Supplied entries ▸

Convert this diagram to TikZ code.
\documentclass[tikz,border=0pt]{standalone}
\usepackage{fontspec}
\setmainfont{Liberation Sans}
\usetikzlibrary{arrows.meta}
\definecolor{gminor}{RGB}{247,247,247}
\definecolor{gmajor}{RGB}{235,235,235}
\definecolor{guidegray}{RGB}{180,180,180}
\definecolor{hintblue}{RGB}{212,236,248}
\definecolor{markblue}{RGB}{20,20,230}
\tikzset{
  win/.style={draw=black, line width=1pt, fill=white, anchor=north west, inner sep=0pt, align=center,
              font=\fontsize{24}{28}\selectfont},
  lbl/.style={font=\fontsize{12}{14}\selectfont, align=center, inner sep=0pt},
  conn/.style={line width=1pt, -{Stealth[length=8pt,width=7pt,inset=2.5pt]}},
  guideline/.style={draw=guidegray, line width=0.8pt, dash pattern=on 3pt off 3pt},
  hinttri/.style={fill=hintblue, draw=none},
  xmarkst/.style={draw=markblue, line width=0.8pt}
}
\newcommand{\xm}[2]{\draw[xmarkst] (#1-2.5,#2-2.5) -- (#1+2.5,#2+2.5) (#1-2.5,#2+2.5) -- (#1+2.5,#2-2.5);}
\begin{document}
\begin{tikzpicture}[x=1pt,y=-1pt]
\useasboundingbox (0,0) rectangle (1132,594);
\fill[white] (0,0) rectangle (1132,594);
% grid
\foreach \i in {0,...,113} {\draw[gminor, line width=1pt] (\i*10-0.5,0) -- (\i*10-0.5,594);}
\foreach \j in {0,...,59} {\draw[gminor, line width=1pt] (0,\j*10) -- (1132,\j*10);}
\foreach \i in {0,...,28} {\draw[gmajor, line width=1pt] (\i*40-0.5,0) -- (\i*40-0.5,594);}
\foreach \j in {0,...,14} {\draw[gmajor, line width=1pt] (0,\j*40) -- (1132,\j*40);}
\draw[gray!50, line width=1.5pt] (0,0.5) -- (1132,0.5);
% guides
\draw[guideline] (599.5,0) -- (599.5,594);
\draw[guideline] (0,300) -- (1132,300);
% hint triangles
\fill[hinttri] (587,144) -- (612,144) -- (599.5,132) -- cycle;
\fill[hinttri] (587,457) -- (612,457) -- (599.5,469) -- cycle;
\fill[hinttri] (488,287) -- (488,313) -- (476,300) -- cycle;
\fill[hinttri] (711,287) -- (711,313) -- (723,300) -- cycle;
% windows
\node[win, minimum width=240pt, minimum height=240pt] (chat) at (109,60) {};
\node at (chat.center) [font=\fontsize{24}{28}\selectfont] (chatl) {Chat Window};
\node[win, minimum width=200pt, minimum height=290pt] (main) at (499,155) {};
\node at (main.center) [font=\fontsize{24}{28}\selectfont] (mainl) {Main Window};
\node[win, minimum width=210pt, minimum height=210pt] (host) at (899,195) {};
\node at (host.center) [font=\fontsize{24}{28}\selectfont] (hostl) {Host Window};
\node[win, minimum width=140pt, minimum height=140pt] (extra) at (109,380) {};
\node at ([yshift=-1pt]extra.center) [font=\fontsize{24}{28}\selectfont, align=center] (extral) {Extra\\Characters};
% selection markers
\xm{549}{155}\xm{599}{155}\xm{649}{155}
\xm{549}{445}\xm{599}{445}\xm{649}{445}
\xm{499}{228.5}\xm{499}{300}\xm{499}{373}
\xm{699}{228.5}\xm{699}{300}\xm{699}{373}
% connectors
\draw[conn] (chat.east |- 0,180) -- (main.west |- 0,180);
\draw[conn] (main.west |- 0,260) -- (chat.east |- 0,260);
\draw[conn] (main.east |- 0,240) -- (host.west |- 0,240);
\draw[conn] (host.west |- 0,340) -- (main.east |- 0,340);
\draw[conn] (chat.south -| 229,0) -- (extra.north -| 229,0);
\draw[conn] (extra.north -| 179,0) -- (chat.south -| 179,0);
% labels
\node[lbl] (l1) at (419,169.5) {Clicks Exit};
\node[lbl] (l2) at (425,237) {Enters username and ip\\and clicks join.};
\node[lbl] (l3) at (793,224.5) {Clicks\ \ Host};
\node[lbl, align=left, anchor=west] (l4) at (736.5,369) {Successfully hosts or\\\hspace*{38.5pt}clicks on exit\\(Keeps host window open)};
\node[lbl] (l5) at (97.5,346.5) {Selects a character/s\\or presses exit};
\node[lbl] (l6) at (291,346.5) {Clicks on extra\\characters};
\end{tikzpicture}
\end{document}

* * *

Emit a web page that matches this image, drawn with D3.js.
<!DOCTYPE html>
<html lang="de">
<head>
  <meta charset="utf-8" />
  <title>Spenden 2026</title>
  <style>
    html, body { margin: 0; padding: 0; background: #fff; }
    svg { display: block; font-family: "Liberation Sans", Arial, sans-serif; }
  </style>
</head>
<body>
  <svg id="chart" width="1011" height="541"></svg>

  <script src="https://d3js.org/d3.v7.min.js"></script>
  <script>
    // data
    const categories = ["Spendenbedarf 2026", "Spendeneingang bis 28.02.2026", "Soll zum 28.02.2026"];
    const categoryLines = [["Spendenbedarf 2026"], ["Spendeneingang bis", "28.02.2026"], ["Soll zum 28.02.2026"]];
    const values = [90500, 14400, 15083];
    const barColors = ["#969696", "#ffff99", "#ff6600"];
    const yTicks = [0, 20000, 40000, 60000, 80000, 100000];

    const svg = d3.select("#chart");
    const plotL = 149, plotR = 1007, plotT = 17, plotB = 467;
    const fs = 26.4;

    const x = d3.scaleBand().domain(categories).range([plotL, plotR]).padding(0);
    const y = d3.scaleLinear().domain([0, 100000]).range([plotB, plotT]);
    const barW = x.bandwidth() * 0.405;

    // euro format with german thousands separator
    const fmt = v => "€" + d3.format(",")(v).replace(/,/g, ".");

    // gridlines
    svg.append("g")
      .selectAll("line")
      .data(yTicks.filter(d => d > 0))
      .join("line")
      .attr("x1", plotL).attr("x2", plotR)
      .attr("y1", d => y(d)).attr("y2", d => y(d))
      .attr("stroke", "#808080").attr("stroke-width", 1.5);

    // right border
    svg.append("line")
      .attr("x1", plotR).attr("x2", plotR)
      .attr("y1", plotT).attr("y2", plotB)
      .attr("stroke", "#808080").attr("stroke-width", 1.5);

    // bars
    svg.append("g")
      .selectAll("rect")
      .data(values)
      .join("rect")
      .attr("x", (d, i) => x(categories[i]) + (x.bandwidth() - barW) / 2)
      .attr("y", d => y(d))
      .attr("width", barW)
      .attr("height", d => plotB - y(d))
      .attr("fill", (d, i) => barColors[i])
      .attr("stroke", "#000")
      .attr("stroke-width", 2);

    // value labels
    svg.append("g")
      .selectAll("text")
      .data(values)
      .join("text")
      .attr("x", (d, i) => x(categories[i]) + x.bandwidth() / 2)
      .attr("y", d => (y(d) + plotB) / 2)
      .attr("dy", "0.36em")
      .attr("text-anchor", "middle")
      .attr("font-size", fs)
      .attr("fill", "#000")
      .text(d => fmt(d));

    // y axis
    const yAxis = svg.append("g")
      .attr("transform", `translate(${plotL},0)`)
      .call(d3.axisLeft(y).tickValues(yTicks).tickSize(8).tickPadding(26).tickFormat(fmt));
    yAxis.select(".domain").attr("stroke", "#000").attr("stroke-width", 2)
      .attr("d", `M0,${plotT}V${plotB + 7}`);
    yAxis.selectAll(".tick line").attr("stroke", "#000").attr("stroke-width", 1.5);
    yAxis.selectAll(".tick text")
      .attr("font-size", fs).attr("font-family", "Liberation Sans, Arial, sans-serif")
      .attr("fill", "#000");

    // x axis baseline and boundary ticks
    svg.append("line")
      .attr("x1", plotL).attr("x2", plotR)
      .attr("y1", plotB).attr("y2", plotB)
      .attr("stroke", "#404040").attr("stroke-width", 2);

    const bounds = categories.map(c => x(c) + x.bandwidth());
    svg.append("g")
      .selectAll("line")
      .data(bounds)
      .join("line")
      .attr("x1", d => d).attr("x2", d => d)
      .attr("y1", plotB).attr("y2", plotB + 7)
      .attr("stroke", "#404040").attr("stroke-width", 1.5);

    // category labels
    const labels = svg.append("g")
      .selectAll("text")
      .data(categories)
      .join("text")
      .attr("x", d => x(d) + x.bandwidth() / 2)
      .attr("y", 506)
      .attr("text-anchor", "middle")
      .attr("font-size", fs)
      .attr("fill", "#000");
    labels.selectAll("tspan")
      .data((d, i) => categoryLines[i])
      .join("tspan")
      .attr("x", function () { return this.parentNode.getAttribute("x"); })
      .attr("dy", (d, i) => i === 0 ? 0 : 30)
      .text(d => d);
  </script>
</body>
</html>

---

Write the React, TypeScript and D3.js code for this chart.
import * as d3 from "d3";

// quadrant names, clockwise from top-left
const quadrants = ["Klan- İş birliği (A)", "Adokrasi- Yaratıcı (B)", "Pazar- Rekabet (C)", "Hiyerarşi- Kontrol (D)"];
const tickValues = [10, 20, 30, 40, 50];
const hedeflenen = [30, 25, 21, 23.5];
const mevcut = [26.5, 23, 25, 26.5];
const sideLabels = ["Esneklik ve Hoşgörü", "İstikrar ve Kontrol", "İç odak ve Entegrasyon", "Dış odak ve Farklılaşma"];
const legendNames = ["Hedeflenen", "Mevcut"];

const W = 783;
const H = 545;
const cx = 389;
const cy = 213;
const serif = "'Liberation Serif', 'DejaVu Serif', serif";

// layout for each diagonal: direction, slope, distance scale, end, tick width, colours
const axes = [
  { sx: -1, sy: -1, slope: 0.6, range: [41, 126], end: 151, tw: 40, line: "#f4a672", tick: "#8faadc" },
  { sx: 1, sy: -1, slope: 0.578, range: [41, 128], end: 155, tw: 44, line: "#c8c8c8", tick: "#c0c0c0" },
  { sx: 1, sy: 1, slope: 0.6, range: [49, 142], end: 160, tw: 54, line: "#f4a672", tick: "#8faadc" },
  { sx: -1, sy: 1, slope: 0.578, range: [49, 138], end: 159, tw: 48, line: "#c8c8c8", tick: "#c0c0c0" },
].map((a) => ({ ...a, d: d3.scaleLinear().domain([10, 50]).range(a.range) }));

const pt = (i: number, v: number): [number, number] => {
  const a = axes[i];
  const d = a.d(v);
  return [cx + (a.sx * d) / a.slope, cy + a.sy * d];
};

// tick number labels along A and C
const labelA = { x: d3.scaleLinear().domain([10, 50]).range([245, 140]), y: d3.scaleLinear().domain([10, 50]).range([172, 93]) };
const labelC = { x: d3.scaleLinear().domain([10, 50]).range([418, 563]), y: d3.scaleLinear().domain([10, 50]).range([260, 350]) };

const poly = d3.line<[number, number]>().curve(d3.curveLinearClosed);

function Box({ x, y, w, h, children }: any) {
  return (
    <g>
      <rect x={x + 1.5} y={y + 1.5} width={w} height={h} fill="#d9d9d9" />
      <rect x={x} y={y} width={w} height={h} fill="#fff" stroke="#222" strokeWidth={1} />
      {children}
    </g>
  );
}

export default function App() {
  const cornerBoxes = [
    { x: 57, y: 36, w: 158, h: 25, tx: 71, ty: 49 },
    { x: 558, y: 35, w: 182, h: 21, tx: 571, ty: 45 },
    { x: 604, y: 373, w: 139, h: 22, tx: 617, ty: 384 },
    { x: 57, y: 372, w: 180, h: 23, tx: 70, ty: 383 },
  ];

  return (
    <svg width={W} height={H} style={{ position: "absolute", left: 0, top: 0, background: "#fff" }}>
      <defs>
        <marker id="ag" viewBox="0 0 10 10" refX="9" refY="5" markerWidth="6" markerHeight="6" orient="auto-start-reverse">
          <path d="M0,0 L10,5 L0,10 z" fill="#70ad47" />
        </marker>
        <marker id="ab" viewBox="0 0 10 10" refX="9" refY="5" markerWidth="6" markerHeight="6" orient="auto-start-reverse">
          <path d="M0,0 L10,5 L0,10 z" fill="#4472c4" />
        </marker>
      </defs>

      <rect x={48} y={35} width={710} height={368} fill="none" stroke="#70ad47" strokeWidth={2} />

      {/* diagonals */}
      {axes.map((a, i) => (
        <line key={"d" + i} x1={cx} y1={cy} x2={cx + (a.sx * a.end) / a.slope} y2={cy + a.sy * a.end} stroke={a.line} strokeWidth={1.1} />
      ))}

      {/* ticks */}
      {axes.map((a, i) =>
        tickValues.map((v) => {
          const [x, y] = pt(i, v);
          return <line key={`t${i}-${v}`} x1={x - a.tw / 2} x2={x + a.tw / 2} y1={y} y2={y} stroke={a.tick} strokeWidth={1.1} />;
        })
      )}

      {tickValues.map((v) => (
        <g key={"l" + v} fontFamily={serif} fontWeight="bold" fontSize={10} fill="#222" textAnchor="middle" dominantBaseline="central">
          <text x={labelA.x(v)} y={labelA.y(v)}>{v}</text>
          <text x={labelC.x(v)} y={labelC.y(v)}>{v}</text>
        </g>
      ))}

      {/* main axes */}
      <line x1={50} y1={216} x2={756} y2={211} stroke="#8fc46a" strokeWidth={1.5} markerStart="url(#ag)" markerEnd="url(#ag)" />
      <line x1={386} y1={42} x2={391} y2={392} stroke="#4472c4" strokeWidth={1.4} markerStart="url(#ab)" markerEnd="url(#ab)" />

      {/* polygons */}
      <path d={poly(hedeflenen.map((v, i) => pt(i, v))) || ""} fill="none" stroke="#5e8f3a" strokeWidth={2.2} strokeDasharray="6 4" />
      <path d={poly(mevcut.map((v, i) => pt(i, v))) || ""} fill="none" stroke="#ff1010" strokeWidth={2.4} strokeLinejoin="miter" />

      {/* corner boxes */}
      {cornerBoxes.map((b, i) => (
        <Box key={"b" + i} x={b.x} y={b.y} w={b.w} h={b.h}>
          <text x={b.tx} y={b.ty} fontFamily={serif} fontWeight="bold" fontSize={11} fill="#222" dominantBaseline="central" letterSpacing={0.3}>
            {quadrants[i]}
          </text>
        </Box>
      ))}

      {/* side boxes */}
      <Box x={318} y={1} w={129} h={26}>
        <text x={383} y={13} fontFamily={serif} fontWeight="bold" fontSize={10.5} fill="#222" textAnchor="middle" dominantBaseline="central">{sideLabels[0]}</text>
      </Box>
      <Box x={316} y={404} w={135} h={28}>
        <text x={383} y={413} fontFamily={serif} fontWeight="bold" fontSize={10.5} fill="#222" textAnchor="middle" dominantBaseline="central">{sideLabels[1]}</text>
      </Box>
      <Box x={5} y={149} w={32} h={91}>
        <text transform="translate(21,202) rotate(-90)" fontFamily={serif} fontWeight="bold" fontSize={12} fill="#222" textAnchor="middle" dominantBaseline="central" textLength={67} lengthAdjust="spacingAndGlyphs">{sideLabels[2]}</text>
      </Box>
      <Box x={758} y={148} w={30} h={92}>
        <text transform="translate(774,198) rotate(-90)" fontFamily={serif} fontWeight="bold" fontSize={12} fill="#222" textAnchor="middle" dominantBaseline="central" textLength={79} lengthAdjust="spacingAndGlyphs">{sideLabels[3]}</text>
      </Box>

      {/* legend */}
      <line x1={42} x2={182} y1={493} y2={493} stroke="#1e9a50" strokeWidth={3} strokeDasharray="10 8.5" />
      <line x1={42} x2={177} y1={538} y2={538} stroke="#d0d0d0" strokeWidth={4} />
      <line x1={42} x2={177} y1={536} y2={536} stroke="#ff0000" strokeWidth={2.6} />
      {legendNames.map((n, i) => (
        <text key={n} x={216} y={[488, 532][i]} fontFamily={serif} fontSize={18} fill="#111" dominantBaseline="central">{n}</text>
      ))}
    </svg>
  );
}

Required work ▸ Please return, exactly as they appear, the lines starting at the one that contains "Emit a web page" and ending at the one that contains "const fmt = v".

Full answer ▸
Emit a web page that matches this image, drawn with D3.js.
<!DOCTYPE html>
<html lang="de">
<head>
  <meta charset="utf-8" />
  <title>Spenden 2026</title>
  <style>
    html, body { margin: 0; padding: 0; background: #fff; }
    svg { display: block; font-family: "Liberation Sans", Arial, sans-serif; }
  </style>
</head>
<body>
  <svg id="chart" width="1011" height="541"></svg>

  <script src="https://d3js.org/d3.v7.min.js"></script>
  <script>
    // data
    const categories = ["Spendenbedarf 2026", "Spendeneingang bis 28.02.2026", "Soll zum 28.02.2026"];
    const categoryLines = [["Spendenbedarf 2026"], ["Spendeneingang bis", "28.02.2026"], ["Soll zum 28.02.2026"]];
    const values = [90500, 14400, 15083];
    const barColors = ["#969696", "#ffff99", "#ff6600"];
    const yTicks = [0, 20000, 40000, 60000, 80000, 100000];

    const svg = d3.select("#chart");
    const plotL = 149, plotR = 1007, plotT = 17, plotB = 467;
    const fs = 26.4;

    const x = d3.scaleBand().domain(categories).range([plotL, plotR]).padding(0);
    const y = d3.scaleLinear().domain([0, 100000]).range([plotB, plotT]);
    const barW = x.bandwidth() * 0.405;

    // euro format with german thousands separator
    const fmt = v => "€" + d3.format(",")(v).replace(/,/g, ".");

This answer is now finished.